» Job:
Return only those lines from the line containing "Output the Python" to the line containing "plt.rcParams['font.family'] = ['Open", both included, and please omit the pictures.
--- start of Records shown ---
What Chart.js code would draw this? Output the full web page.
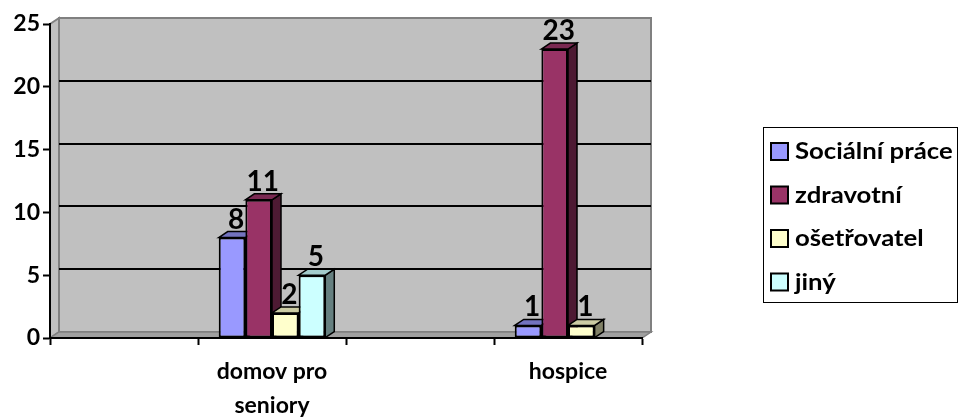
<!DOCTYPE html>
<html>
<head>
<meta charset="utf-8">
<script src="https://cdn.jsdelivr.net/npm/chart.js@4.4.1/dist/chart.umd.min.js"></script>
<style>
  html, body { margin: 0; padding: 0; background: #fff; overflow: hidden; }
  canvas { display: block; }
</style>
</head>
<body>
<canvas id="c" width="959" height="419"></canvas>
<script>
// Categories (the empty ones keep the spacing between the two groups)
const categories = ['', ['domov pro', 'seniory'], '', 'hospice'];
const seriesNames = ['Sociální práce', 'zdravotní', 'ošetřovatel', 'jiný'];

// Counts per category
const socialniPrace = [null, 8, null, 1];
const zdravotni     = [null, 11, null, 23];
const osetrovatel   = [null, 2, null, 1];
const jiny          = [null, 5, null, null];

const yTicks = [0, 5, 10, 15, 20, 25];

// Face colours: front, top, side
const frontColors = ['#9999FF', '#993366', '#FFFFCC', '#CCFFFF'];
const topColors   = ['#7373BF', '#7A2952', '#CCCCA3', '#A3CCCC'];
const sideColors  = ['#4D4D80', '#4D1A33', '#808066', '#668080'];

// Depth offset of the pseudo-3D box
const DX = 9, DY = -6;
const FONT = 'Lato';

function poly(ctx, pts, fill, stroke, lw) {
  ctx.beginPath();
  ctx.moveTo(pts[0][0], pts[0][1]);
  for (let i = 1; i < pts.length; i++) ctx.lineTo(pts[i][0], pts[i][1]);
  ctx.closePath();
  if (fill) { ctx.fillStyle = fill; ctx.fill(); }
  if (stroke) { ctx.strokeStyle = stroke; ctx.lineWidth = lw || 1; ctx.stroke(); }
}

const box3d = {
  id: 'box3d',
  beforeDraw(chart) {
    const { ctx, chartArea: a } = chart;
    const ys = chart.scales.y;
    ctx.save();
    ctx.lineJoin = 'miter';
    // left wall
    poly(ctx, [[a.left, a.bottom], [a.left, a.top], [a.left + DX, a.top + DY], [a.left + DX, a.bottom + DY]], '#C0C0C0', '#808080', 2);
    // back wall
    poly(ctx, [[a.left + DX, a.top + DY], [a.right + DX, a.top + DY], [a.right + DX, a.bottom + DY], [a.left + DX, a.bottom + DY]], '#C0C0C0', '#808080', 2);
    // gridlines on the back wall
    ctx.strokeStyle = '#000';
    ctx.lineWidth = 2;
    yTicks.forEach(v => {
      if (v === ys.min || v === ys.max) return;
      const py = Math.round(ys.getPixelForValue(v) + DY);
      ctx.beginPath();
      ctx.moveTo(a.left + DX, py);
      ctx.lineTo(a.right + DX, py);
      ctx.stroke();
    });
    // floor
    poly(ctx, [[a.left, a.bottom], [a.left + DX, a.bottom + DY], [a.right + DX, a.bottom + DY], [a.right, a.bottom]], '#A0A0A0', '#808080', 1.5);
    ctx.restore();
  },
  beforeDatasetsDraw(chart) {
    // top and side faces, painted left to right; the front faces come after
    const { ctx } = chart;
    ctx.save();
    ctx.lineJoin = 'miter';
    const n = chart.data.labels.length;
    for (let j = 0; j < n; j++) {
      chart.data.datasets.forEach((ds, i) => {
        const v = ds.data[j];
        if (v === null || v === undefined) return;
        const el = chart.getDatasetMeta(i).data[j];
        const l = el.x - el.width / 2, r = el.x + el.width / 2, t = el.y, b = el.base;
        poly(ctx, [[r, t], [r + DX, t + DY], [r + DX, b + DY], [r, b]], sideColors[i], '#000', 1.5);
        poly(ctx, [[l, t], [l + DX, t + DY], [r + DX, t + DY], [r, t]], topColors[i], '#000', 1.5);
      });
    }
    ctx.restore();
  },
  afterDatasetsDraw(chart) {
    // value labels
    const { ctx } = chart;
    ctx.save();
    ctx.fillStyle = '#000';
    ctx.font = 'bold 28px ' + FONT;
    ctx.textAlign = 'center';
    ctx.textBaseline = 'alphabetic';
    chart.data.datasets.forEach((ds, i) => {
      chart.getDatasetMeta(i).data.forEach((el, j) => {
        const v = ds.data[j];
        if (v === null || v === undefined) return;
        ctx.fillText(String(v), el.x + 4, el.y - 9);
      });
    });
    ctx.restore();
  },
  afterDraw(chart) {
    // legend
    const { ctx } = chart;
    ctx.save();
    ctx.strokeStyle = '#000';
    ctx.lineWidth = 1;
    ctx.strokeRect(763.5, 127.5, 194, 175);
    chart.data.datasets.forEach((ds, i) => {
      const cy = 151 + i * 43.5;
      ctx.fillStyle = ds.backgroundColor;
      ctx.fillRect(771, cy - 8, 17, 17);
      ctx.lineWidth = 2;
      ctx.strokeRect(771, cy - 8, 17, 17);
      ctx.save();
      ctx.translate(795, cy + 1);
      ctx.scale(1.17, 1);
      ctx.font = 'bold 22px ' + FONT;
      ctx.textAlign = 'left';
      ctx.textBaseline = 'middle';
      ctx.fillStyle = '#000';
      ctx.fillText(ds.label, 0, 0);
      ctx.restore();
    });
    ctx.restore();
  }
};

const seriesData = [socialniPrace, zdravotni, osetrovatel, jiny];

new Chart(document.getElementById('c'), {
  type: 'bar',
  data: {
    labels: categories,
    datasets: seriesData.map((d, i) => ({
      label: seriesNames[i],
      data: d,
      backgroundColor: frontColors[i],
      borderColor: '#000',
      borderWidth: 2,
      borderSkipped: false,
      categoryPercentage: 0.72,
      barPercentage: 1.0
    }))
  },
  options: {
    responsive: false,
    animation: false,
    devicePixelRatio: 1,
    layout: { padding: { top: 24, right: 317, left: 0, bottom: 0 } },
    plugins: { legend: { display: false }, tooltip: { enabled: false } },
    scales: {
      x: {
        ticks: {
          color: '#000',
          font: { family: FONT, weight: 'bold', size: 23, lineHeight: 1.5 },
          padding: 9,
          maxRotation: 0,
          autoSkip: false
        },
        grid: { offset: true, drawOnChartArea: false, tickLength: 7, tickWidth: 2, tickColor: '#000' },
        border: { color: '#000', width: 2 },
        afterFit: s => { s.height = 81; }
      },
      y: {
        min: 0,
        max: 25,
        afterBuildTicks: s => { s.ticks = yTicks.map(v => ({ value: v })); },
        ticks: {
          color: '#000',
          font: { family: FONT, weight: 'bold', size: 23 },
          padding: 3
        },
        grid: { drawOnChartArea: false, tickLength: 7, tickWidth: 2, tickColor: '#000' },
        border: { color: '#000', width: 2 },
        afterFit: s => { s.width = 50; }
      }
    }
  },
  plugins: [box3d]
});
</script>
</body>
</html>
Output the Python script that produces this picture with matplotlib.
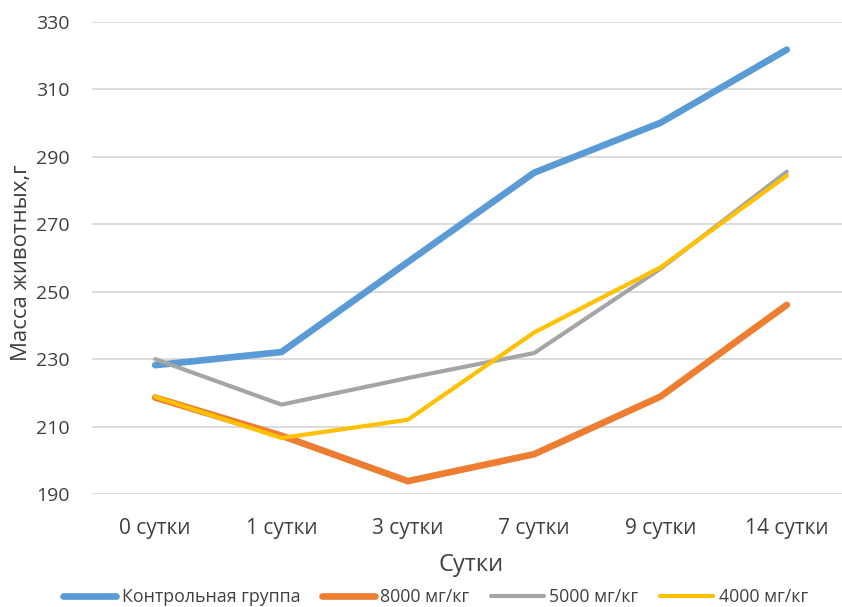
import matplotlib
matplotlib.use("Agg")
import matplotlib.pyplot as plt

plt.rcParams['font.family'] = ['Open Sans', 'DejaVu Sans']

days = ["0 сутки", "1 сутки", "3 сутки", "7 сутки", "9 сутки", "14 сутки"]
control = [228.2, 232.1, 258.8, 285.3, 300.1, 321.8]
dose_8000 = [218.6, 207.3, 193.8, 201.8, 218.9, 246.1]
dose_5000 = [230.0, 216.5, 224.4, 231.8, 256.8, 285.6]
dose_4000 = [218.8, 206.6, 212.0, 237.9, 257.2, 284.4]
yticks = [190, 210, 230, 250, 270, 290, 310, 330]

series = [
    ("Контрольная группа", control, "#5B9BD5", 4.8),
    ("8000 мг/кг", dose_8000, "#ED7D31", 4.8),
    ("5000 мг/кг", dose_5000, "#A5A5A5", 3.0),
    ("4000 мг/кг", dose_4000, "#FFC000", 3.0),
]

fig = plt.figure(figsize=(8.42, 6.07), dpi=100)
ax = fig.add_axes([0.1093, 0.1862, 0.9002, 0.7776])

x = list(range(len(days)))
for name, vals, color, lw in series:
    ax.plot(x, vals, color=color, lw=lw, label=name, solid_capstyle='round',
            solid_joinstyle='round')

ax.set_xlim(-0.5, len(days) - 0.5)
ax.set_ylim(190, 330)
ax.set_yticks(yticks)
ax.set_xticks(x)
ax.set_xticklabels(days)
ax.grid(axis='y', color='#D9D9D9', lw=1.3)
ax.set_axisbelow(True)
for s in ax.spines.values():
    s.set_visible(False)
ax.tick_params(axis='both', length=0, colors='#404040')
ax.tick_params(axis='y', pad=16, labelsize=14)
ax.tick_params(axis='x', pad=17, labelsize=15)

fig.text(0.559, 0.069, "Сутки", ha='center', va='center', fontsize=17, color='#404040')
fig.text(0.025, 0.567, "Масса животных,г", ha='center', va='center', rotation=90,
         fontsize=16, color='#404040')

leg = fig.legend(loc='center', bbox_to_anchor=(0.517, 0.016), ncol=4, frameon=False,
                 fontsize=12.8, handlelength=3.0, handletextpad=0.3, columnspacing=1.2,
                 labelcolor='#404040')

fig.savefig("out.png", dpi=100)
--- end of Records shown ---
» In response:
Output the Python script that produces this picture with matplotlib.
import matplotlib
matplotlib.use("Agg")
import matplotlib.pyplot as plt

plt.rcParams['font.family'] = ['Open Sans', 'DejaVu Sans']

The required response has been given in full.